> _Charts and diagrams as code_:
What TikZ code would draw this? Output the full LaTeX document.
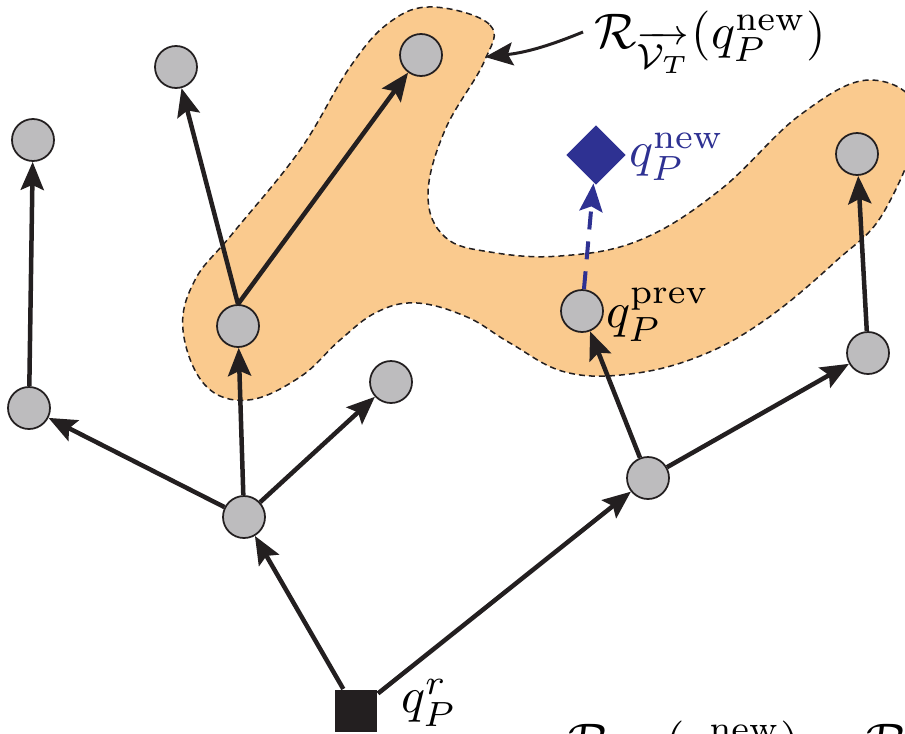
\documentclass[tikz,border=0pt]{standalone}
\usepackage{amsmath,amssymb}
\usetikzlibrary{arrows.meta,shapes.geometric}
\definecolor{treegray}{RGB}{189,188,190}
\definecolor{reachorange}{RGB}{250,202,142}
\definecolor{newblue}{RGB}{46,49,146}
\definecolor{inkblack}{RGB}{35,31,32}

\begin{document}
\begin{tikzpicture}[x=0.2pt,y=-0.2pt,>={Stealth[length=5.6pt,width=4.6pt,inset=1pt]},
                    n/.style={circle,draw=inkblack,line width=0.35pt,fill=treegray,minimum size=8.4pt,inner sep=0pt},
                    e/.style={->,draw=inkblack,line width=0.9pt}]
  \useasboundingbox (0,0) rectangle (905,733);
  % reachable set of the tree
  \filldraw[fill=reachorange,draw=inkblack,line width=0.3pt,dash pattern=on 1.2pt off 0.8pt]
    plot[smooth cycle,tension=0.65] coordinates {(433,7) (490,25) (484,62) (445,130) (428,195) (445,237) (490,252)
      (560,256) (640,240) (720,190) (800,115) (870,80) (918,115) (885,210) (835,262) (765,320) (700,356)
      (630,374) (565,372) (510,343) (467,317) (417,303) (377,312) (340,340) (300,377) (248,400) (205,385)
      (183,330) (195,280) (233,233) (300,150) (350,67) (390,22)};
  % tree nodes
  \node[rectangle,fill=inkblack,minimum size=8.4pt,inner sep=0pt] (root) at (356,711) {};
  \node[n] (h1) at (244,517) {};
  \node[n] (l1) at (29,408) {};
  \node[n] (l2) at (33,140) {};
  \node[n] (m1) at (238,326) {};
  \node[n] (m2) at (176,67) {};
  \node[n] (m3) at (421,55) {};
  \node[n] (m4) at (391,382) {};
  \node[n] (h2) at (648,478) {};
  \node[n] (prev) at (582,311) {};
  \node[n] (r1) at (868,353) {};
  \node[n] (r2) at (857,154) {};
  \node[diamond,fill=newblue,minimum width=12pt,minimum height=12pt,inner sep=0pt] (qnew) at (596,155) {};
  % edges
  \draw[e] (root) -- (h1);
  \draw[e] (root) -- (h2);
  \draw[e] (h1) -- (l1);
  \draw[e] (l1) -- (l2);
  \draw[e] (h1) -- (m1);
  \draw[e] (h1) -- (m4);
  \draw[e] (m1.north) -- (m2);
  \draw[e] (m1.north) -- (m3);
  \draw[e] (h2) -- (prev);
  \draw[e] (h2) -- (r1);
  \draw[e] (r1) -- (r2);
  \draw[->,newblue,line width=0.8pt,dash pattern=on 3.6pt off 2.4pt] (prev) -- (qnew);
  % labels
  \node[anchor=west,inner sep=0pt] (lroot) at (400,703) {$q_P^r$};
  \node[anchor=west,inner sep=0pt] (lprev) at (605,315) {$q_P^{\mathrm{prev}}$};
  \node[anchor=west,inner sep=0pt,newblue] (lnew) at (628,157) {$q_P^{\mathrm{new}}$};
  \node[anchor=west,inner sep=0pt] (lreach) at (593,42) {$\mathcal{R}_{\overrightarrow{\mathcal{V}_T}}(q_P^{\mathrm{new}})$};
  \coordinate (rim) at (485,57);
  \draw[->,inkblack,line width=0.6pt] ([xshift=-2pt,yshift=2pt]lreach.west) to[bend left=8] (rim);
  % equation below, cut by the frame
  \node[anchor=north west,inner sep=0pt] (eq) at (567,720) {$\mathcal{R}_{\overrightarrow{\mathcal{V}_T}}(q_P^{\mathrm{new}}) = \mathcal{R}_{\overrightarrow{\mathcal{V}_T}}$};
\end{tikzpicture}
\end{document}
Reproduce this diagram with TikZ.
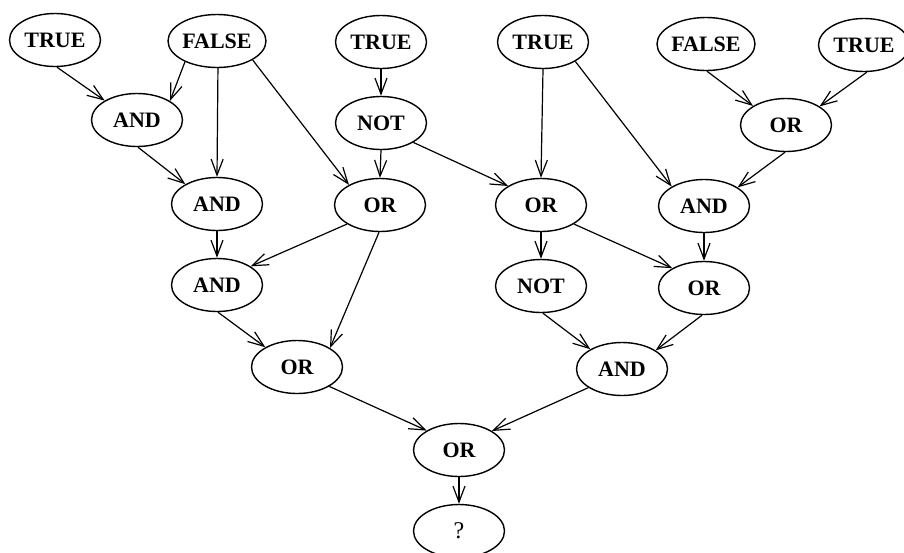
\documentclass[tikz,border=0pt]{standalone}
\usepackage{fontspec}
\setmainfont{Liberation Serif}
\usetikzlibrary{shapes.geometric,arrows.meta}
\begin{document}
\begin{tikzpicture}[x=1pt,y=-1pt,
  gate/.style={ellipse,draw,line width=1.4pt,minimum width=91pt,minimum height=53pt,
    inner sep=0pt,font=\fontsize{22}{24}\selectfont\bfseries},
  wire/.style={line width=1.2pt,-{Straight Barb[length=16pt,width=12pt,line width=1.2pt]}}]
\useasboundingbox (0,0) rectangle (904,552);
\clip (0,0) rectangle (904,552);
% inputs
\node[gate] (t1) at (55,40) {TRUE};
\node[gate] (f1) at (217,41) {FALSE};
\node[gate] (t2) at (381,42) {TRUE};
\node[gate] (t3) at (543,42) {TRUE};
\node[gate] (f2) at (706,44) {FALSE};
\node[gate] (t4) at (864,45) {TRUE};
% second rank
\node[gate] (and1) at (137,120) {AND};
\node[gate] (not1) at (381,123) {NOT};
\node[gate] (or2) at (786,125) {OR};
% third rank
\node[gate] (and2) at (217,204) {AND};
\node[gate] (or3a) at (380,205) {OR};
\node[gate] (or3b) at (541,205) {OR};
\node[gate] (and3) at (704,206) {AND};
% fourth rank
\node[gate] (and4) at (217,285) {AND};
\node[gate] (not4) at (541,286) {NOT};
\node[gate] (or4) at (704,288) {OR};
% fifth rank
\node[gate] (or5a) at (297,367) {OR};
\node[gate] (and5) at (622,369) {AND};
% output
\node[gate] (or6) at (459,450) {OR};
\node[gate,font=\fontsize{24}{26}\selectfont] (q) at (459,531) {?};
% connections
\draw[wire] (t1.-86) -- (and1.149);
\draw[wire] (f1.-147) -- (and1.30);
\draw[wire] (f1.-88) -- (and2.90);
\draw[wire] (f1.-28) -- (or3a.147);
\draw[wire] (t2.-90) -- (not1.90);
\draw[wire] (not1.-90) -- (or3a.90);
\draw[wire] (not1.-31) -- (or3b.150);
\draw[wire] (t3.-90) -- (or3b.90);
\draw[wire] (t3.-31) -- (and3.149);
\draw[wire] (f2.-88) -- (or2.150);
\draw[wire] (t4.-84) -- (or2.29);
\draw[wire] (or2.-92) -- (and3.29);
\draw[wire] (and1.-88) -- (and2.148);
\draw[wire] (and2.-90) -- (and4.90);
\draw[wire] (or3a.-150) -- (and4.29);
\draw[wire] (or3a.-92) -- (or5a.30);
\draw[wire] (and4.-88) -- (or5a.148);
\draw[wire] (or3b.-90) -- (not4.90);
\draw[wire] (or3b.-30) -- (or4.148);
\draw[wire] (and3.-90) -- (or4.90);
\draw[wire] (not4.-86) -- (and5.148);
\draw[wire] (or4.-94) -- (and5.29);
\draw[wire] (or5a.-31) -- (or6.149);
\draw[wire] (and5.-151) -- (or6.30);
\draw[wire] (or6.-90) -- (q.90);
\end{tikzpicture}
\end{document}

> _TO BE DONE_:
The records above must be transcribed exactly. Pictures are left out of the copy.

> _CORRECT OUTPUT_:
What TikZ code would draw this? Output the full LaTeX document.
\documentclass[tikz,border=0pt]{standalone}
\usepackage{amsmath,amssymb}
\usetikzlibrary{arrows.meta,shapes.geometric}
\definecolor{treegray}{RGB}{189,188,190}
\definecolor{reachorange}{RGB}{250,202,142}
\definecolor{newblue}{RGB}{46,49,146}
\definecolor{inkblack}{RGB}{35,31,32}

\begin{document}
\begin{tikzpicture}[x=0.2pt,y=-0.2pt,>={Stealth[length=5.6pt,width=4.6pt,inset=1pt]},
                    n/.style={circle,draw=inkblack,line width=0.35pt,fill=treegray,minimum size=8.4pt,inner sep=0pt},
                    e/.style={->,draw=inkblack,line width=0.9pt}]
  \useasboundingbox (0,0) rectangle (905,733);
  % reachable set of the tree
  \filldraw[fill=reachorange,draw=inkblack,line width=0.3pt,dash pattern=on 1.2pt off 0.8pt]
    plot[smooth cycle,tension=0.65] coordinates {(433,7) (490,25) (484,62) (445,130) (428,195) (445,237) (490,252)
      (560,256) (640,240) (720,190) (800,115) (870,80) (918,115) (885,210) (835,262) (765,320) (700,356)
      (630,374) (565,372) (510,343) (467,317) (417,303) (377,312) (340,340) (300,377) (248,400) (205,385)
      (183,330) (195,280) (233,233) (300,150) (350,67) (390,22)};
  % tree nodes
  \node[rectangle,fill=inkblack,minimum size=8.4pt,inner sep=0pt] (root) at (356,711) {};
  \node[n] (h1) at (244,517) {};
  \node[n] (l1) at (29,408) {};
  \node[n] (l2) at (33,140) {};
  \node[n] (m1) at (238,326) {};
  \node[n] (m2) at (176,67) {};
  \node[n] (m3) at (421,55) {};
  \node[n] (m4) at (391,382) {};
  \node[n] (h2) at (648,478) {};
  \node[n] (prev) at (582,311) {};
  \node[n] (r1) at (868,353) {};
  \node[n] (r2) at (857,154) {};
  \node[diamond,fill=newblue,minimum width=12pt,minimum height=12pt,inner sep=0pt] (qnew) at (596,155) {};
  % edges
  \draw[e] (root) -- (h1);
  \draw[e] (root) -- (h2);
  \draw[e] (h1) -- (l1);
  \draw[e] (l1) -- (l2);
  \draw[e] (h1) -- (m1);
  \draw[e] (h1) -- (m4);
  \draw[e] (m1.north) -- (m2);
  \draw[e] (m1.north) -- (m3);
  \draw[e] (h2) -- (prev);
  \draw[e] (h2) -- (r1);
  \draw[e] (r1) -- (r2);
  \draw[->,newblue,line width=0.8pt,dash pattern=on 3.6pt off 2.4pt] (prev) -- (qnew);
  % labels
  \node[anchor=west,inner sep=0pt] (lroot) at (400,703) {$q_P^r$};
  \node[anchor=west,inner sep=0pt] (lprev) at (605,315) {$q_P^{\mathrm{prev}}$};
  \node[anchor=west,inner sep=0pt,newblue] (lnew) at (628,157) {$q_P^{\mathrm{new}}$};
  \node[anchor=west,inner sep=0pt] (lreach) at (593,42) {$\mathcal{R}_{\overrightarrow{\mathcal{V}_T}}(q_P^{\mathrm{new}})$};
  \coordinate (rim) at (485,57);
  \draw[->,inkblack,line width=0.6pt] ([xshift=-2pt,yshift=2pt]lreach.west) to[bend left=8] (rim);
  % equation below, cut by the frame
  \node[anchor=north west,inner sep=0pt] (eq) at (567,720) {$\mathcal{R}_{\overrightarrow{\mathcal{V}_T}}(q_P^{\mathrm{new}}) = \mathcal{R}_{\overrightarrow{\mathcal{V}_T}}$};
\end{tikzpicture}
\end{document}
Reproduce this diagram with TikZ.
\documentclass[tikz,border=0pt]{standalone}
\usepackage{fontspec}
\setmainfont{Liberation Serif}
\usetikzlibrary{shapes.geometric,arrows.meta}
\begin{document}
\begin{tikzpicture}[x=1pt,y=-1pt,
  gate/.style={ellipse,draw,line width=1.4pt,minimum width=91pt,minimum height=53pt,
    inner sep=0pt,font=\fontsize{22}{24}\selectfont\bfseries},
  wire/.style={line width=1.2pt,-{Straight Barb[length=16pt,width=12pt,line width=1.2pt]}}]
\useasboundingbox (0,0) rectangle (904,552);
\clip (0,0) rectangle (904,552);
% inputs
\node[gate] (t1) at (55,40) {TRUE};
\node[gate] (f1) at (217,41) {FALSE};
\node[gate] (t2) at (381,42) {TRUE};
\node[gate] (t3) at (543,42) {TRUE};
\node[gate] (f2) at (706,44) {FALSE};
\node[gate] (t4) at (864,45) {TRUE};
% second rank
\node[gate] (and1) at (137,120) {AND};
\node[gate] (not1) at (381,123) {NOT};
\node[gate] (or2) at (786,125) {OR};
% third rank
\node[gate] (and2) at (217,204) {AND};
\node[gate] (or3a) at (380,205) {OR};
\node[gate] (or3b) at (541,205) {OR};
\node[gate] (and3) at (704,206) {AND};
% fourth rank
\node[gate] (and4) at (217,285) {AND};
\node[gate] (not4) at (541,286) {NOT};
\node[gate] (or4) at (704,288) {OR};
% fifth rank
\node[gate] (or5a) at (297,367) {OR};
\node[gate] (and5) at (622,369) {AND};
% output
\node[gate] (or6) at (459,450) {OR};
\node[gate,font=\fontsize{24}{26}\selectfont] (q) at (459,531) {?};
% connections
\draw[wire] (t1.-86) -- (and1.149);
\draw[wire] (f1.-147) -- (and1.30);
\draw[wire] (f1.-88) -- (and2.90);
\draw[wire] (f1.-28) -- (or3a.147);
\draw[wire] (t2.-90) -- (not1.90);
\draw[wire] (not1.-90) -- (or3a.90);
\draw[wire] (not1.-31) -- (or3b.150);
\draw[wire] (t3.-90) -- (or3b.90);
\draw[wire] (t3.-31) -- (and3.149);
\draw[wire] (f2.-88) -- (or2.150);
\draw[wire] (t4.-84) -- (or2.29);
\draw[wire] (or2.-92) -- (and3.29);
\draw[wire] (and1.-88) -- (and2.148);
\draw[wire] (and2.-90) -- (and4.90);
\draw[wire] (or3a.-150) -- (and4.29);
\draw[wire] (or3a.-92) -- (or5a.30);
\draw[wire] (and4.-88) -- (or5a.148);
\draw[wire] (or3b.-90) -- (not4.90);
\draw[wire] (or3b.-30) -- (or4.148);
\draw[wire] (and3.-90) -- (or4.90);
\draw[wire] (not4.-86) -- (and5.148);
\draw[wire] (or4.-94) -- (and5.29);
\draw[wire] (or5a.-31) -- (or6.149);
\draw[wire] (and5.-151) -- (or6.30);
\draw[wire] (or6.-90) -- (q.90);
\end{tikzpicture}
\end{document}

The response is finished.